Output the full listing below exactly, without the pictures.

:: Raw data

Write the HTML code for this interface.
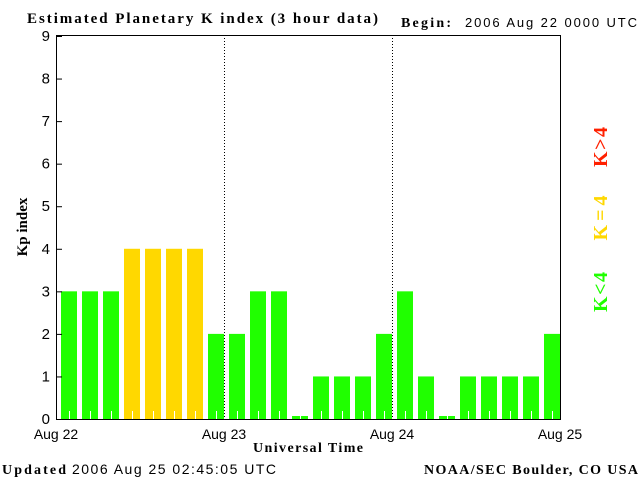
<!DOCTYPE html>
<html><head><meta charset="utf-8"><style>
body{margin:0;background:#fff;}
svg{display:block;}
.s{font-family:"Liberation Sans",sans-serif;}
.r{font-family:"Liberation Serif",serif;font-weight:bold;}
</style></head><body>
<svg id="c" width="640" height="480" xmlns="http://www.w3.org/2000/svg">
<text class="r" x="27" y="23" font-size="15" textLength="351" lengthAdjust="spacing">Estimated Planetary K index (3 hour data)</text>
<text class="r" x="401" y="27" font-size="14" textLength="50">Begin:</text>
<text class="s" x="465" y="27" font-size="13" textLength="172">2006 Aug 22 0000 UTC</text>
<g id="bars"></g>
<g id="axes"></g>
<text class="r" x="308" y="452" font-size="14" text-anchor="middle" textLength="110">Universal Time</text>
<text class="r" x="0" y="0" font-size="15" text-anchor="middle" transform="translate(27,227) rotate(-90)">Kp index</text>
<text class="r" x="0" y="0" font-size="20" fill="#ff2000" text-anchor="middle" textLength="40" transform="translate(607,147) rotate(-90)">K&gt;4</text>
<text class="r" x="0" y="0" font-size="20" fill="#ffd800" text-anchor="middle" textLength="45" transform="translate(607,218) rotate(-90)">K=4</text>
<text class="r" x="0" y="0" font-size="20" fill="#20ff00" text-anchor="middle" textLength="40" transform="translate(607,292) rotate(-90)">K&lt;4</text>
<text x="2" y="474" font-size="14"><tspan class="r" textLength="64">Updated</tspan><tspan class="s" font-size="14" textLength="204" x="72">2006 Aug 25 02:45:05 UTC</tspan></text>
<text class="r" x="638" y="474" font-size="14" text-anchor="end" textLength="214">NOAA/SEC Boulder, CO USA</text>
</svg>
<script>
const kpValues = [3,3,3,4,4,4,4,2, 2,3,3,0,1,1,1,2, 3,1,0,1,1,1,1,2];
const yTicks = [0,1,2,3,4,5,6,7,8,9];
const dayLabels = ["Aug 22","Aug 23","Aug 24","Aug 25"];
const NS="http://www.w3.org/2000/svg";
const L=56,R=560,T=35,B=419;
const y=v=>B-v*(B-36)/9;
const x=i=>L+i*(R-L)/kpValues.length;
const bars=document.getElementById('bars'), axes=document.getElementById('axes');
function mk(tag,a,p){const e=document.createElementNS(NS,tag);for(const k in a)e.setAttribute(k,a[k]);p.appendChild(e);return e;}
kpValues.forEach((v,i)=>{
  const col=v>4?'#ff2000':(v===4?'#ffd800':'#20ff00');
  const top=v===0?B-3:y(v);
  const b=mk('rect',{x:x(i)+5,y:top,width:16,height:B-top,fill:col},bars);
  
  
  const t=mk('line',{x1:x(i)+13.5,x2:x(i)+13.5,y1:B-8,y2:B,stroke:'#fff','stroke-width':1},bars);
  
  
});
mk('rect',{x:L+0.5,y:T+0.5,width:R-L,height:B-T,fill:'none',stroke:'#000','stroke-width':1},axes);
yTicks.forEach(v=>{
  mk('line',{x1:L,x2:L+6,y1:y(v)+0.5,y2:y(v)+0.5,stroke:'#000'},axes);
  const t=mk('text',{x:L-6,y:y(v)+5,'font-size':15,'text-anchor':'end',class:'s'},axes);
  t.textContent=v;
  
  
});
dayLabels.forEach((d,i)=>{
  const xx=L+i*(R-L)/3;
  if(i>0&&i<3) mk('line',{x1:xx+0.5,x2:xx+0.5,y1:T,y2:B,stroke:'#000','stroke-dasharray':'1,2'},axes);
  const t=mk('text',{x:xx,y:439,'font-size':14,'text-anchor':'middle',class:'s'},axes);
  t.textContent=d;
  
  
});
</script>
</body></html>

::::

Answer to the task -
Write the HTML code for this interface.
<!DOCTYPE html>
<html><head><meta charset="utf-8"><style>
body{margin:0;background:#fff;}
svg{display:block;}
.s{font-family:"Liberation Sans",sans-serif;}
.r{font-family:"Liberation Serif",serif;font-weight:bold;}
</style></head><body>
<svg id="c" width="640" height="480" xmlns="http://www.w3.org/2000/svg">
<text class="r" x="27" y="23" font-size="15" textLength="351" lengthAdjust="spacing">Estimated Planetary K index (3 hour data)</text>
<text class="r" x="401" y="27" font-size="14" textLength="50">Begin:</text>
<text class="s" x="465" y="27" font-size="13" textLength="172">2006 Aug 22 0000 UTC</text>
<g id="bars"></g>
<g id="axes"></g>
<text class="r" x="308" y="452" font-size="14" text-anchor="middle" textLength="110">Universal Time</text>
<text class="r" x="0" y="0" font-size="15" text-anchor="middle" transform="translate(27,227) rotate(-90)">Kp index</text>
<text class="r" x="0" y="0" font-size="20" fill="#ff2000" text-anchor="middle" textLength="40" transform="translate(607,147) rotate(-90)">K&gt;4</text>
<text class="r" x="0" y="0" font-size="20" fill="#ffd800" text-anchor="middle" textLength="45" transform="translate(607,218) rotate(-90)">K=4</text>
<text class="r" x="0" y="0" font-size="20" fill="#20ff00" text-anchor="middle" textLength="40" transform="translate(607,292) rotate(-90)">K&lt;4</text>
<text x="2" y="474" font-size="14"><tspan class="r" textLength="64">Updated</tspan><tspan class="s" font-size="14" textLength="204" x="72">2006 Aug 25 02:45:05 UTC</tspan></text>
<text class="r" x="638" y="474" font-size="14" text-anchor="end" textLength="214">NOAA/SEC Boulder, CO USA</text>
</svg>
<script>
const kpValues = [3,3,3,4,4,4,4,2, 2,3,3,0,1,1,1,2, 3,1,0,1,1,1,1,2];
const yTicks = [0,1,2,3,4,5,6,7,8,9];
const dayLabels = ["Aug 22","Aug 23","Aug 24","Aug 25"];
const NS="http://www.w3.org/2000/svg";
const L=56,R=560,T=35,B=419;
const y=v=>B-v*(B-36)/9;
const x=i=>L+i*(R-L)/kpValues.length;
const bars=document.getElementById('bars'), axes=document.getElementById('axes');
function mk(tag,a,p){const e=document.createElementNS(NS,tag);for(const k in a)e.setAttribute(k,a[k]);p.appendChild(e);return e;}
kpValues.forEach((v,i)=>{
  const col=v>4?'#ff2000':(v===4?'#ffd800':'#20ff00');
  const top=v===0?B-3:y(v);
  const b=mk('rect',{x:x(i)+5,y:top,width:16,height:B-top,fill:col},bars);
  
  
  const t=mk('line',{x1:x(i)+13.5,x2:x(i)+13.5,y1:B-8,y2:B,stroke:'#fff','stroke-width':1},bars);
  
  
});
mk('rect',{x:L+0.5,y:T+0.5,width:R-L,height:B-T,fill:'none',stroke:'#000','stroke-width':1},axes);
yTicks.forEach(v=>{
  mk('line',{x1:L,x2:L+6,y1:y(v)+0.5,y2:y(v)+0.5,stroke:'#000'},axes);
  const t=mk('text',{x:L-6,y:y(v)+5,'font-size':15,'text-anchor':'end',class:'s'},axes);
  t.textContent=v;
  
  
});
dayLabels.forEach((d,i)=>{
  const xx=L+i*(R-L)/3;
  if(i>0&&i<3) mk('line',{x1:xx+0.5,x2:xx+0.5,y1:T,y2:B,stroke:'#000','stroke-dasharray':'1,2'},axes);
  const t=mk('text',{x:xx,y:439,'font-size':14,'text-anchor':'middle',class:'s'},axes);
  t.textContent=d;
  
  
});
</script>
</body></html>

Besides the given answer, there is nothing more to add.